In the past, Google search results were "driven" by the top level country domain name (ccTLD), such as google.it for Italy or google.ch for Switzerland. Under the guise of providing more location specific search results, Google made an important change on October 27, 2017 to how searches are performed. See Google Blog post.
Under the new policy, search results are driven by your location. Changing the ccTLD no longer changes the location specific search results. For example, if you are in Italy and you typed a search into Google.com (ostensibly for US search results), you will only get search results from Google.it.
Fortunately, Google still provides an option for you to manually select the country specific service you want to use. Go to "Settings" and select the correct "Region Setting".

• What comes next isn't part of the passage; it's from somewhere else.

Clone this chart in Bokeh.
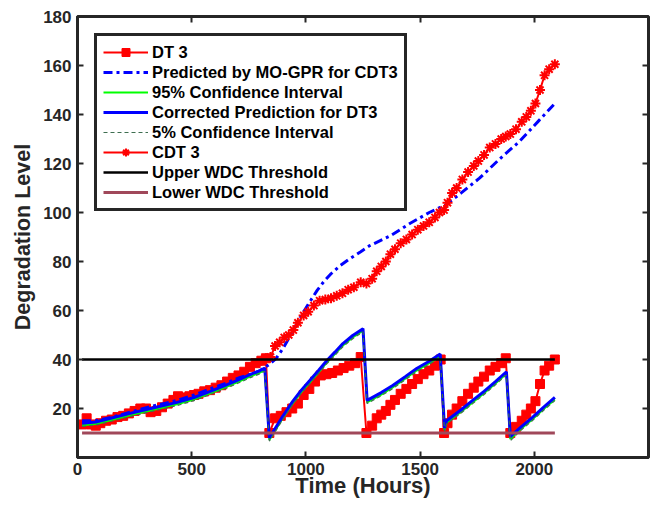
from bokeh.plotting import figure
from bokeh.models import Range1d, FixedTicker, LinearAxis, Legend, LegendItem, CustomJSTickFormatter
from bokeh.embed import file_html
from bokeh.resources import INLINE

# ---- data ----
dt3_t = [20, 40, 60, 80, 100, 125, 150, 175, 200, 225, 250, 275, 300, 320, 345, 370, 395, 420,
         440, 465, 490, 510, 530, 555, 580, 605, 630, 655, 680, 705, 730, 755, 780, 805, 825,
         840, 865, 890, 915, 940, 965, 990, 1015, 1040, 1065, 1090, 1115, 1140, 1165, 1190, 1215, 1240,
         1265, 1290, 1310, 1330, 1350, 1370, 1390, 1415, 1440, 1465, 1490, 1515, 1540, 1565, 1590,
         1605, 1620, 1640, 1660, 1685, 1710, 1735, 1755, 1780, 1805, 1830, 1855, 1875,
         1895, 1920, 1945, 1965, 1985, 2005, 2025, 2045, 2065, 2090]
dt3_y = [13.5, 16, 13.5, 13, 14, 15, 15.5, 16.5, 17, 18, 19, 20, 20, 18.5, 19, 20.5, 22, 23.5,
         25, 24.5, 25, 25.5, 26, 27, 27.5, 28.5, 29.5, 31, 32.5, 33.5, 35, 37, 38.5, 39.5, 40.5,
         10, 16, 17, 18.5, 20, 22, 25.5, 28, 31, 33.5, 34, 34.5, 35.5, 36.5, 37.5, 38.5, 41,
         10, 13, 16, 17.5, 19, 21.5, 23.5, 26, 28, 30, 32, 34, 35.5, 37.5, 40,
         10, 14, 17.5, 20, 23, 26, 28.5, 31, 33, 35.5, 37, 38.5, 40.5,
         10, 12.5, 15, 17.5, 20, 23, 30, 35.5, 37.5, 40]

cdt3_t = [805, 825, 845, 865, 885, 905, 925, 945, 965, 990, 1010, 1035, 1060, 1085, 1110, 1135,
          1160, 1185, 1210, 1240, 1265, 1290, 1310, 1330, 1350, 1370, 1390, 1415, 1440, 1465, 1490,
          1515, 1540, 1565, 1585, 1605, 1620, 1640, 1660, 1685, 1710, 1735, 1755, 1780, 1805, 1830,
          1855, 1875, 1895, 1920, 1945, 1965, 1985, 2005, 2025, 2045, 2065, 2090]
cdt3_y = [39.5, 40.5, 41, 45.5, 47, 49, 50, 52, 55, 58, 59.5, 62, 64, 64.5, 65, 66,
          67, 68.5, 69.5, 71.5, 71, 73, 76, 78, 80, 83, 85, 87.5, 89, 91, 93,
          94.5, 96, 98, 100, 101, 104, 108, 110, 113.5, 116.5, 119, 121, 123.5, 126.5, 128,
          130, 131, 132, 134, 137, 139, 141.5, 144.5, 150, 156, 158.5, 160.5]

pred_t = [20, 80, 145, 230, 320, 436, 510, 581, 650, 712, 760, 800, 840, 870, 900, 930, 960, 990,
          1020, 1050, 1080, 1110, 1150, 1190, 1240, 1280, 1370, 1455, 1540, 1610, 1680, 1760,
          1850, 1935, 2020, 2090]
pred_y = [15, 15, 16.3, 18.5, 20.8, 23.3, 25.5, 28, 30.3, 32.7, 34, 35.5, 38, 40.5, 44.5, 49.5, 54.5, 59.5,
          64, 68.3, 72, 75, 78.3, 81, 84, 86.5, 90.5, 95.5, 100, 103, 108, 114,
          122, 129, 137.5, 144.5]

corr_t = [20, 80, 145, 230, 320, 436, 510, 581, 650, 712, 760, 800, 820,
          840, 900, 943, 980, 1017, 1055, 1092, 1127, 1162, 1205, 1250,
          1268, 1330, 1380, 1435, 1485, 1540, 1588,
          1607, 1616, 1680, 1730, 1780, 1830, 1878,
          1895, 1940, 1991, 2040, 2090]
corr_y = [14, 14.5, 16, 18, 20, 22.5, 24.5, 27, 29.5, 32, 34, 35.5, 36.5,
          8, 17, 23, 27.5, 31.4, 35.5, 39.6, 43, 46.5, 49.8, 52.6,
          23.3, 26.5, 29.4, 33, 36.3, 39.3, 42.2,
          12, 15, 19.5, 23.3, 27, 31, 35,
          8.5, 12.3, 16.3, 20.5, 24.5]
ci95_y = [13.2, 13.7, 15.2, 17.2, 19.2, 21.7, 23.7, 26.2, 28.7, 31.2, 33.2, 34.7, 35.7,
          7.2, 16.2, 22.2, 26.7, 30.6, 34.7, 38.8, 42.2, 45.7, 49, 51.8,
          22.5, 25.7, 28.6, 32.2, 35.5, 38.5, 41.4,
          11.2, 14.2, 18.7, 22.5, 26.2, 30.2, 34.2,
          7.5, 11.5, 15.5, 19.7, 23.7]
ci5_y = [12.7, 13.2, 14.7, 16.7, 18.7, 21.2, 23.2, 25.7, 28.2, 30.7, 32.7, 34.2, 35.2,
         6.7, 15.7, 21.7, 26.2, 30.1, 34.2, 38.3, 41.7, 45.2, 48.5, 51.3,
         22, 25.2, 28.1, 31.7, 35, 38, 40.9,
         10.7, 13.7, 18.2, 22, 25.7, 29.7, 33.7,
         6.8, 11, 15, 19.2, 23.2]

thr_t = [20, 2090]
upper_thr = [40, 40]
lower_thr = [10, 10]

x_ticks = [0, 500, 1000, 1500, 2000]
y_ticks = [20, 40, 60, 80, 100, 120, 140, 160, 180]

FONT = "Liberation Sans"
DARK = "#262626"

p = figure(width=652, height=512, x_range=Range1d(0, 2500), y_range=Range1d(0, 180),
           output_backend="svg", toolbar_location=None,
           min_border_left=77, min_border_right=4, min_border_top=16, min_border_bottom=55)
p.xgrid.visible = False
p.ygrid.visible = False
p.outline_line_color = DARK
p.outline_line_width = 3
p.background_fill_color = "white"

for ax, ticks in ((p.xaxis[0], x_ticks), (p.yaxis[0], y_ticks)):
    ax.ticker = FixedTicker(ticks=ticks)
    ax.major_tick_in = 6
    ax.major_tick_out = 0
    ax.minor_tick_line_color = None
    ax.major_tick_line_color = DARK
    ax.major_tick_line_width = 2
    ax.axis_line_color = DARK
    ax.axis_line_width = 3
    ax.major_label_text_font = FONT
    ax.major_label_text_font_style = "bold"
    ax.major_label_text_font_size = "17px"
    ax.major_label_text_color = DARK
    ax.axis_label_text_font = FONT
    ax.axis_label_text_font_style = "bold"
    ax.axis_label_text_color = DARK

p.xaxis.axis_label = "Time (Hours)"
p.yaxis.axis_label = "Degradation Level"
p.xaxis.axis_label_text_font_size = "22px"
p.yaxis.axis_label_text_font_size = "21.5px"
p.xaxis.major_label_standoff = 5
p.xaxis.axis_label_standoff = -5
p.yaxis.major_label_standoff = 6
p.yaxis.axis_label_standoff = 5

blank = CustomJSTickFormatter(code="return '';")
top_ax = LinearAxis(ticker=FixedTicker(ticks=x_ticks), major_tick_in=6, major_tick_out=0,
                    major_tick_line_color=DARK, major_tick_line_width=2,
                    minor_tick_line_color=None, axis_line_color=None,
                    formatter=blank, major_label_standoff=0)
right_ax = LinearAxis(ticker=FixedTicker(ticks=y_ticks), major_tick_in=6, major_tick_out=0,
                      major_tick_line_color=DARK, major_tick_line_width=2,
                      minor_tick_line_color=None, axis_line_color=None,
                      formatter=blank, major_label_standoff=0)
p.add_layout(top_ax, "above")
p.add_layout(right_ax, "right")

RED = "#FF0000"
r_dt3_l = p.line(dt3_t, dt3_y, line_color=RED, line_width=2)
r_dt3_m = p.scatter(dt3_t, dt3_y, marker="square", size=9, fill_color=RED, line_color=RED)
r_pred = p.line(pred_t, pred_y, line_color="#0000FF", line_width=3, line_dash="9 4 3 4")
r_95 = p.line(corr_t, ci95_y, line_color="#00FF00", line_width=2)
r_corr = p.line(corr_t, corr_y, line_color="#0000FF", line_width=3)
r_5 = p.line(corr_t, ci5_y, line_color="#3E6E50", line_width=1.2, line_dash="4 3")
r_cdt3_l = p.line(cdt3_t, cdt3_y, line_color=RED, line_width=2)
r_cdt3_m = p.scatter(cdt3_t, cdt3_y, marker="asterisk", size=10, line_color=RED, line_width=2)
r_up = p.line(thr_t, upper_thr, line_color="#000000", line_width=2.5)
r_lo = p.line(thr_t, lower_thr, line_color="#A0485A", line_width=3)

legend = Legend(items=[
    LegendItem(label="DT 3", renderers=[r_dt3_l, r_dt3_m]),
    LegendItem(label="Predicted by MO-GPR for CDT3", renderers=[r_pred]),
    LegendItem(label="95% Confidence Interval", renderers=[r_95]),
    LegendItem(label="Corrected Prediction for DT3", renderers=[r_corr]),
    LegendItem(label="5% Confidence Interval", renderers=[r_5]),
    LegendItem(label="CDT 3", renderers=[r_cdt3_l, r_cdt3_m]),
    LegendItem(label="Upper WDC Threshold", renderers=[r_up]),
    LegendItem(label="Lower WDC Threshold", renderers=[r_lo]),
], location="top_left")
legend.margin = 17
legend.padding = 6
legend.spacing = 0
legend.glyph_width = 45
legend.glyph_height = 20
legend.label_height = 20
legend.label_standoff = 4
legend.label_text_font = FONT
legend.label_text_font_style = "bold"
legend.label_text_font_size = "16.5px"
legend.label_text_color = "#000000"
legend.border_line_color = DARK
legend.border_line_width = 3
legend.border_line_alpha = 1
legend.background_fill_color = "white"
legend.background_fill_alpha = 1
p.add_layout(legend, "center")

open("out.html", "w").write(file_html(p, INLINE))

This change does not affect Google's compliance with the EU's Right to be Forgotten. Google's current practice has been to remove search results -- regardless of the country specific search engine used -- if it appeared that the search was from a computer located within the EU regardless . See Google Blog post. Thus, even if a US visitor in France manually selects the US search search, Google probably will still be removing results based on the RTBF.
This change does mean that the internet has become more balkanized. By making search results automatically country or region specific, countries or regions can control more easily the flow of information within its borders.
In order to circumvent location specific results and control, a person may want explore the use of a Virtual Private Network (VPN) -- if they are lawfully permitted within a country.